Archive | May, 2011

Movement As Medicine

23 May

UMass Amherst- 

From: WWW.UMASS.EDU

Movement as Medicine

Barry Braun seeks an exercise prescription to fight diabetes and other metabolic disorders

“Research by Barry Braun, associate professor of kinesiology at UMass Amherst, reveals that exercise is a medicine that can be prescribed just as any other in the fight against some of society’s most pernicious health challenges.

Braun, an endocrinology and metabolism expert, directs the campus’s Energy Metabolism Laboratory. He investigates the integration of exercise, pharmacology and diet to prevent and manage metabolic disorders such as Type 2 diabetes. The method is called metabolic rehabilitation and it’s a prescription for better health. 

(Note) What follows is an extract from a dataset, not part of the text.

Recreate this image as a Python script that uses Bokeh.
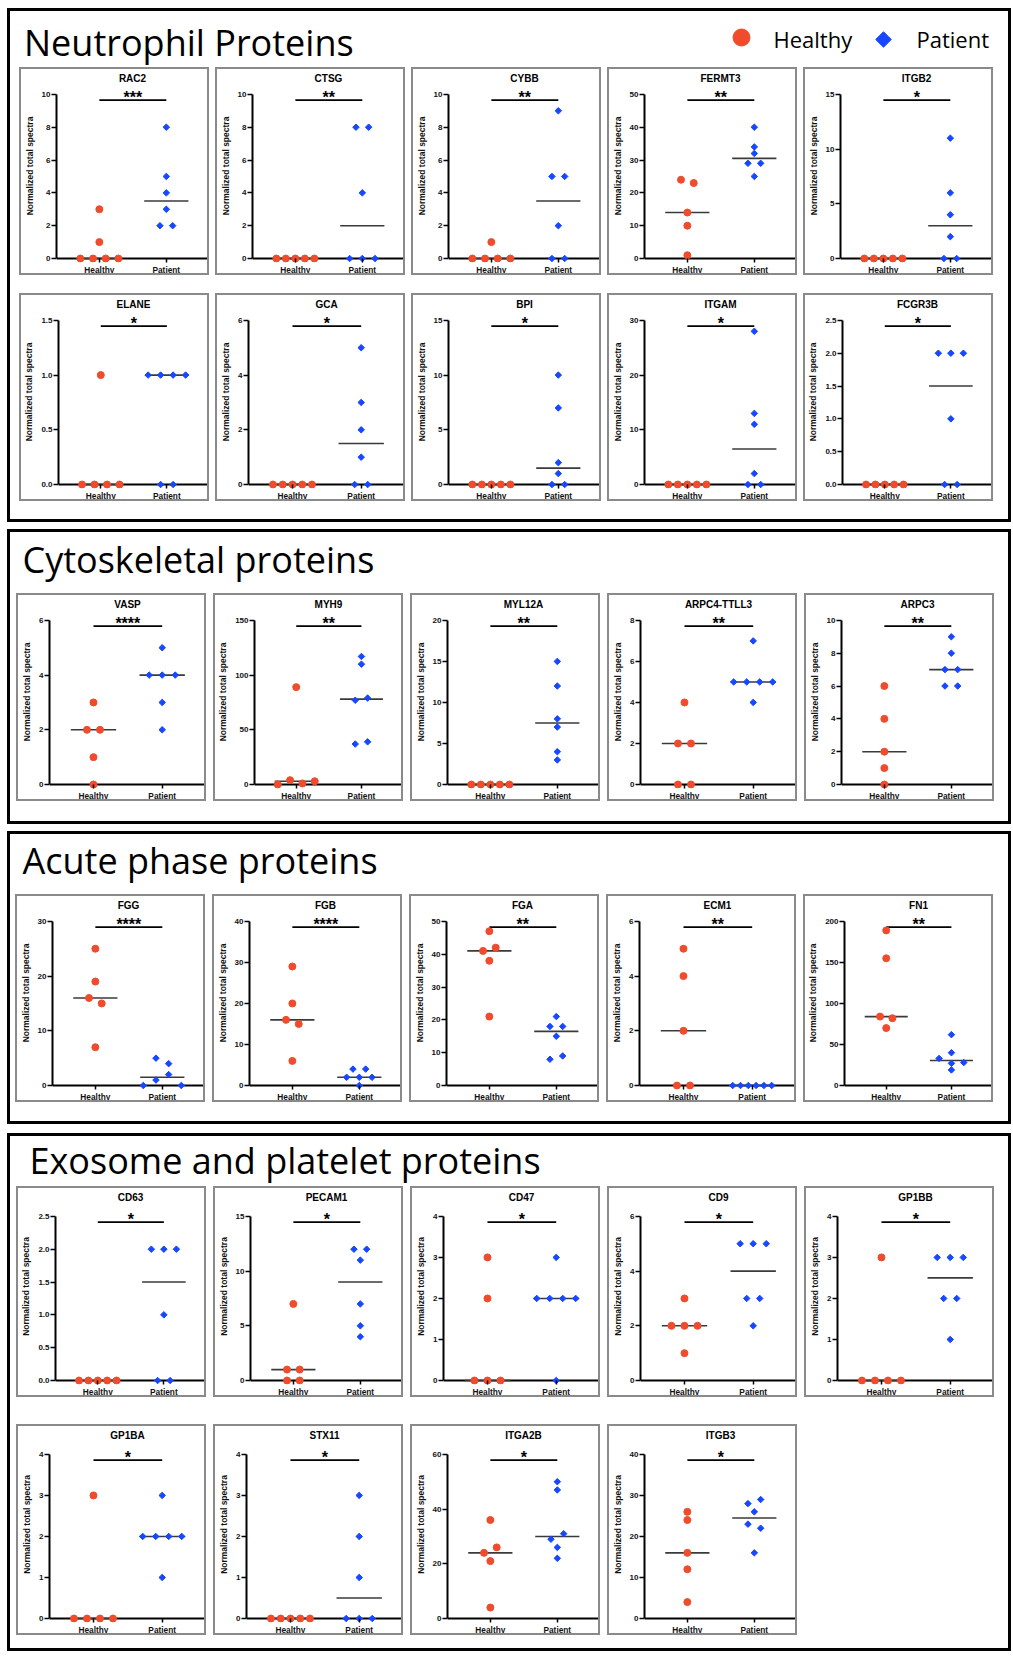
import numpy as np
from bokeh.plotting import figure
from bokeh.models import Range1d, FixedTicker, Span
from bokeh.layouts import row, column
from bokeh.embed import file_html
from bokeh.resources import INLINE
from bokeh.core.properties import value

HEALTHY_COLOR = "#F04B2C"
PATIENT_COLOR = "#1747FF"
GROUPS = ["Healthy", "Patient"]
Y_LABEL = "Normalized total spectra"

# ---------------- Neutrophil proteins ----------------
NEUT_NAMES = ["RAC2", "CTSG", "CYBB", "FERMT3", "ITGB2", "ELANE", "GCA", "BPI", "ITGAM", "FCGR3B"]
NEUT_YMAX = [10, 10, 10, 50, 15, 1.5, 6, 15, 30, 2.5]
NEUT_YSTEP = [2, 2, 2, 10, 5, 0.5, 2, 5, 10, 0.5]
NEUT_SIG = ["***", "**", "**", "**", "*", "*", "*", "*", "*", "*"]
RAC2_H = [0, 0, 0, 0, 1, 3]
RAC2_P = [8, 5, 4, 3, 2, 2]
CTSG_H = [0, 0, 0, 0, 0]
CTSG_P = [8, 8, 4, 0, 0, 0]
CYBB_H = [0, 0, 0, 0, 1]
CYBB_P = [9, 5, 5, 2, 0, 0]
FERMT3_H = [24, 23, 14, 10, 1]
FERMT3_P = [40, 34, 32, 29, 29, 25]
ITGB2_H = [0, 0, 0, 0, 0]
ITGB2_P = [11, 6, 4, 2, 0, 0]
ELANE_H = [0, 0, 0, 0, 1]
ELANE_P = [1, 1, 1, 1, 0, 0]
GCA_H = [0, 0, 0, 0, 0]
GCA_P = [5, 3, 2, 1, 0, 0]
BPI_H = [0, 0, 0, 0, 0]
BPI_P = [10, 7, 2, 1, 0, 0]
ITGAM_H = [0, 0, 0, 0, 0]
ITGAM_P = [28, 13, 11, 2, 0, 0]
FCGR3B_H = [0, 0, 0, 0, 0]
FCGR3B_P = [2, 2, 2, 1, 0, 0]

# ---------------- Cytoskeletal proteins ----------------
CYTO_NAMES = ["VASP", "MYH9", "MYL12A", "ARPC4-TTLL3", "ARPC3"]
CYTO_YMAX = [6, 150, 20, 8, 10]
CYTO_YSTEP = [2, 50, 5, 2, 2]
CYTO_SIG = ["****", "**", "**", "**", "**"]
VASP_H = [3, 2, 2, 1, 0]
VASP_P = [5, 4, 4, 4, 3, 2]
MYH9_H = [0, 4, 1, 3, 89]
MYH9_P = [117, 110, 77, 79, 37, 39]
MYL12A_H = [0, 0, 0, 0, 0]
MYL12A_P = [15, 12, 8, 7, 4, 3]
ARPC4_H = [4, 2, 2, 0, 0]
ARPC4_P = [7, 5, 5, 5, 5, 4]
ARPC3_H = [6, 4, 2, 1, 0]
ARPC3_P = [9, 8, 7, 7, 6, 6]

# ---------------- Acute phase proteins ----------------
ACUTE_NAMES = ["FGG", "FGB", "FGA", "ECM1", "FN1"]
ACUTE_YMAX = [30, 40, 50, 6, 200]
ACUTE_YSTEP = [10, 10, 10, 2, 50]
ACUTE_SIG = ["****", "****", "**", "**", "**"]
FGG_H = [25, 19, 16, 15, 7]
FGG_P = [5, 4, 0, 1, 2, 0]
FGB_H = [29, 20, 16, 15, 6]
FGB_P = [4, 4, 2, 2, 2, 0]
FGA_H = [47, 41, 42, 38, 21]
FGA_P = [21, 18, 18, 15, 8, 9]
ECM1_H = [5, 4, 2, 0, 0]
ECM1_P = [0, 0, 0, 0, 0, 0]
FN1_H = [189, 155, 84, 82, 70]
FN1_P = [62, 40, 33, 27, 28, 19]

# ---------------- Exosome and platelet proteins ----------------
EXO_NAMES = ["CD63", "PECAM1", "CD47", "CD9", "GP1BB", "GP1BA", "STX11", "ITGA2B", "ITGB3"]
EXO_YMAX = [2.5, 15, 4, 6, 4, 4, 4, 60, 40]
EXO_YSTEP = [0.5, 5, 1, 2, 1, 1, 1, 20, 10]
EXO_SIG = ["*", "*", "*", "*", "*", "*", "*", "*", "*"]
CD63_H = [0, 0, 0, 0, 0]
CD63_P = [2, 2, 2, 1, 0, 0]
PECAM1_H = [7, 1, 1, 0, 0]
PECAM1_P = [12, 12, 11, 7, 5, 4]
CD47_H = [3, 2, 0, 0, 0]
CD47_P = [3, 2, 2, 2, 2, 0]
CD9_H = [3, 2, 2, 2, 1]
CD9_P = [5, 5, 5, 3, 3, 2]
GP1BB_H = [3, 0, 0, 0, 0]
GP1BB_P = [3, 3, 3, 2, 2, 1]
GP1BA_H = [3, 0, 0, 0, 0]
GP1BA_P = [3, 2, 2, 2, 2, 1]
STX11_H = [0, 0, 0, 0, 0]
STX11_P = [3, 2, 1, 0, 0, 0]
ITGA2B_H = [36, 24, 26, 21, 4]
ITGA2B_P = [50, 47, 29, 31, 26, 22]
ITGB3_H = [26, 24, 16, 12, 4]
ITGB3_P = [28, 29, 26, 23, 22, 16]

NEUT_H = [RAC2_H, CTSG_H, CYBB_H, FERMT3_H, ITGB2_H, ELANE_H, GCA_H, BPI_H, ITGAM_H, FCGR3B_H]
NEUT_P = [RAC2_P, CTSG_P, CYBB_P, FERMT3_P, ITGB2_P, ELANE_P, GCA_P, BPI_P, ITGAM_P, FCGR3B_P]
CYTO_H = [VASP_H, MYH9_H, MYL12A_H, ARPC4_H, ARPC3_H]
CYTO_P = [VASP_P, MYH9_P, MYL12A_P, ARPC4_P, ARPC3_P]
ACUTE_H = [FGG_H, FGB_H, FGA_H, ECM1_H, FN1_H]
ACUTE_P = [FGG_P, FGB_P, FGA_P, ECM1_P, FN1_P]
EXO_H = [CD63_H, PECAM1_H, CD47_H, CD9_H, GP1BB_H, GP1BA_H, STX11_H, ITGA2B_H, ITGB3_H]
EXO_P = [CD63_P, PECAM1_P, CD47_P, CD9_P, GP1BB_P, GP1BA_P, STX11_P, ITGA2B_P, ITGB3_P]

# ---------------- styling / layout constants ----------------
PANEL_FONT = "Liberation Sans"
HEAD_FONT = "Open Sans"
PANEL_W = 190
XMIN, XMAX = -0.64, 1.63
FRAME_W = 152
X_PX = FRAME_W / (XMAX - XMIN)
PLOT_PX = 165.0
INNER_W = 998


def swarm_offsets(vals, ymax):
    """GraphPad-like column scatter: points closer than ~a marker are spread in a row."""
    n = len(vals)
    order = sorted(range(n), key=lambda i: vals[i])
    scale = PLOT_PX / ymax
    clusters, cur = [], [order[0]]
    for a, b in zip(order[:-1], order[1:]):
        if (vals[b] - vals[a]) * scale < 5.7:
            cur.append(b)
        else:
            clusters.append(cur)
            cur = [b]
    clusters.append(cur)
    offs = [0.0] * n
    for c in clusters:
        c = sorted(c)
        m = len(c)
        if m == 1:
            continue
        step = min(12.7, 38.0 / (m - 1)) / X_PX
        for k, i in enumerate(c):
            offs[i] = (k - (m - 1) / 2.0) * step
    return offs


def make_panel(name, hv, pv, ymax, ystep, sig, height):
    content_h = height - 4
    frame_h = content_h - 10
    zero_px = frame_h - 4
    top_px = zero_px - PLOT_PX
    s = PLOT_PX / ymax
    y0 = -4.0 / s
    y1 = ymax + top_px / s
    p = figure(width=PANEL_W, height=height,
               x_range=Range1d(XMIN, XMAX), y_range=Range1d(y0, y1),
               output_backend="svg", toolbar_location=None,
               min_border_left=31, min_border_right=3, min_border_top=0, min_border_bottom=10,
               styles={"border": "2px solid #8a8a8a"})
    p.title.visible = False
    p.grid.visible = False
    p.outline_line_color = None
    p.background_fill_color = "white"
    p.border_fill_color = "white"

    # x axis (categories)
    xa = p.xaxis[0]
    xa.ticker = FixedTicker(ticks=[0, 1])
    xa.major_label_overrides = {0: GROUPS[0], 1: GROUPS[1]}
    xa.axis_line_color = None
    xa.major_tick_in = 4
    xa.major_tick_out = 0
    xa.major_tick_line_width = 1.5
    xa.minor_tick_line_color = None
    xa.major_label_standoff = 2
    xa.major_label_text_font = PANEL_FONT
    xa.major_label_text_font_style = "bold"
    xa.major_label_text_font_size = "8.3px"
    xa.major_label_text_color = "#111111"

    # y axis
    ticks = [round(float(t), 3) for t in np.arange(0, ymax + ystep / 2.0, ystep)]
    ya = p.yaxis[0]
    ya.ticker = FixedTicker(ticks=ticks)
    ya.major_label_overrides = {t: (f"{t:.1f}" if ystep % 1 else f"{int(round(t))}") for t in ticks}
    ya.bounds = (0, ymax)
    ya.axis_line_width = 2
    ya.major_tick_out = 5
    ya.major_tick_in = 0
    ya.major_tick_line_width = 1.5
    ya.minor_tick_line_color = None
    ya.major_label_standoff = 1
    ya.major_label_text_font = PANEL_FONT
    ya.major_label_text_font_style = "bold"
    ya.major_label_text_font_size = "8px"
    ya.major_label_text_color = "#111111"
    ya.axis_label = Y_LABEL
    ya.axis_label_standoff = 4
    ya.axis_label_text_font = PANEL_FONT
    ya.axis_label_text_font_style = "bold"
    ya.axis_label_text_font_size = "8.5px"
    ya.axis_label_text_color = "#111111"

    p.add_layout(Span(location=0, dimension="width", line_color="black",
                      line_width=2, level="underlay"))

    # panel title
    xc = (XMIN + XMAX) / 2.0
    p.text(x=[xc], y=[y1 - 9.0 / s], text=[name], text_align="center", text_baseline="middle",
           text_font=value(PANEL_FONT), text_font_style="bold", text_font_size="10px",
           text_color="black")

    # medians
    meds = [float(np.median(hv)), float(np.median(pv))]
    p.segment(x0=[-0.33, 1 - 0.33], y0=meds, x1=[0.33, 1 + 0.33], y1=meds,
              line_color="#3a3a3a", line_width=1.6)

    # significance bar + stars
    bar_y = 0.965 * ymax
    p.segment(x0=[0], y0=[bar_y], x1=[1], y1=[bar_y], line_color="black", line_width=1.6)
    p.text(x=[0.5], y=[bar_y + 2.5 / s], text=[sig], text_align="center", text_baseline="middle",
           text_font=value(PANEL_FONT), text_font_style="bold", text_font_size="16px",
           text_color="black")

    # points
    ho = swarm_offsets(hv, ymax)
    po = swarm_offsets(pv, ymax)
    p.scatter(x=[0 + o for o in ho], y=hv, marker="circle", size=7,
              fill_color=HEALTHY_COLOR, line_color=HEALTHY_COLOR)
    p.scatter(x=[1 + o for o in po], y=pv, marker="square", angle=np.pi / 4, size=4.6,
              fill_color=PATIENT_COLOR, line_color=PATIENT_COLOR)
    return p


def make_header(title, height, tx, ty, legend=False):
    f = figure(width=INNER_W, height=height, x_range=Range1d(0, INNER_W), y_range=Range1d(height, 0),
               output_backend="svg", toolbar_location=None, min_border=0,
               x_axis_location=None, y_axis_location=None)
    f.title.visible = False
    f.grid.visible = False
    f.outline_line_color = None
    f.text(x=[tx], y=[ty], text=[title], text_font=value(HEAD_FONT), text_font_size="36px",
           text_baseline="middle", text_align="left", text_color="black")
    if legend:
        f.scatter(x=[731], y=[26], marker="circle", size=17,
                  fill_color=HEALTHY_COLOR, line_color=HEALTHY_COLOR)
        f.text(x=[763], y=[27], text=[GROUPS[0]], text_font=value(HEAD_FONT), text_font_size="22px",
               text_baseline="middle", text_color="black")
        f.scatter(x=[873], y=[28], marker="square", angle=np.pi / 4, size=11,
                  fill_color=PATIENT_COLOR, line_color=PATIENT_COLOR)
        f.text(x=[906], y=[27], text=[GROUPS[1]], text_font=value(HEAD_FONT), text_font_size="22px",
               text_baseline="middle", text_color="black")
    return f


def panels(names, hs, ps, ymaxs, ysteps, sigs, height):
    return [make_panel(n, h, pp, ym, ys, s, height)
            for n, h, pp, ym, ys, s in zip(names, hs, ps, ymaxs, ysteps, sigs)]


SEC_STYLE = {"border": "3px solid black"}

np_ = panels(NEUT_NAMES, NEUT_H, NEUT_P, NEUT_YMAX, NEUT_YSTEP, NEUT_SIG, 208)
s1 = column(make_header("Neutrophil Proteins", 56, 13.5, 31, legend=True),
            row(*np_[:5], spacing=6, margin=(0, 0, 0, 9)),
            row(*np_[5:], spacing=6, margin=(18, 0, 18, 9)),
            styles=SEC_STYLE)

cp = panels(CYTO_NAMES, CYTO_H, CYTO_P, CYTO_YMAX, CYTO_YSTEP, CYTO_SIG, 208)
s2 = column(make_header("Cytoskeletal proteins", 61, 12, 27),
            row(*cp, spacing=7, margin=(0, 0, 20, 6)),
            styles=SEC_STYLE)

ap = panels(ACUTE_NAMES, ACUTE_H, ACUTE_P, ACUTE_YMAX, ACUTE_YSTEP, ACUTE_SIG, 208)
s3 = column(make_header("Acute phase proteins", 60, 12, 25.5),
            row(*ap, spacing=7, margin=(0, 0, 19, 5)),
            styles=SEC_STYLE)

ep = panels(EXO_NAMES, EXO_H, EXO_P, EXO_YMAX, EXO_YSTEP, EXO_SIG, 211)
s4 = column(make_header("Exosome and platelet proteins", 50, 19, 24),
            row(*ep[:5], spacing=7, margin=(0, 0, 0, 6)),
            row(*ep[5:], spacing=7, margin=(27, 0, 13, 6)),
            styles=SEC_STYLE)
s4.margin = (2, 0, 0, 0)

layout = column(s1, s2, s3, s4, spacing=7, margin=(8, 0, 0, 7))

open("out.html", "w").write(file_html(layout, INLINE, "Proteins"))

According to 2011 data from the Centers for Disease Control, an estimated 26 million Americans have diabetes and another one-third of U.S. adults over 20 are pre-diabetic. Effective drugs are needed to combat that trend. For Braun, one of those drugs is exercise.

“Think of exercise as you would any other drug,” he says. “There’s a dose and frequency with which it needs to be taken to get the best response.” Braun is working on ways to optimize exercise’s disease-fighting effects. He says that, like all drugs, exercise interacts with other substances we put in our bodies, including nutritional supplements, prescription medications, and the foods we eat. Understanding those interactions is important in determining when and how to prescribe exercise.

In studies funded by the American Diabetes Association and the National Institutes of Health, Braun conducted experiments on the effects of exercise and metformin, the most-prescribed drug for Type 2 Diabetes. He hoped to determine whether combining drug treatment and exercise regulated blood sugar better than either exercise or drug treatment alone. The surprising results: “Exercise combined with metformin was not better than exercise alone; it might even be worse. We’re now trying to understand the mechanisms to explain that.” According to Braun, everything—diet, exercise, and pharmaceuticals—works together in a complex biological system.

His collaborators who study drugs and diseases on the molecular level are drawn to Braun’s translational work on living, breathing human beings. “It’s hard,” he notes, “to isolate a single factor in a messy biological system like the human body, but it’s also difficult to make the direct connection to human health when the experiments are done in isolated cells.” Braun adds that one of UMass Amherst’s strengths is it that it has dozens of faculty members, in Kinesiology and elsewhere, tackling the problem from both perspectives.”

As I was snooping around the UMass Amherst website I saw this article pop up on the front page about one of my old professors and it brought a smile to my face. It is good to see the kinesiology department at my alma mater doing good things. Dr. Barry Braun was no doubt my favorite professor in my time at UMass.

The idea of exercise as a prescription is something that more people need to grasp. Everybody just wants to pop a prescribed dose of pills everyday in order to cure their problems but that cannot be the solution for every situation. As much as all of the big pharama companies out there don’t want you to believe this, the more we study the more we are finding that exercise is the strongest prescription there is. Get you daily dose and you’ll be better off.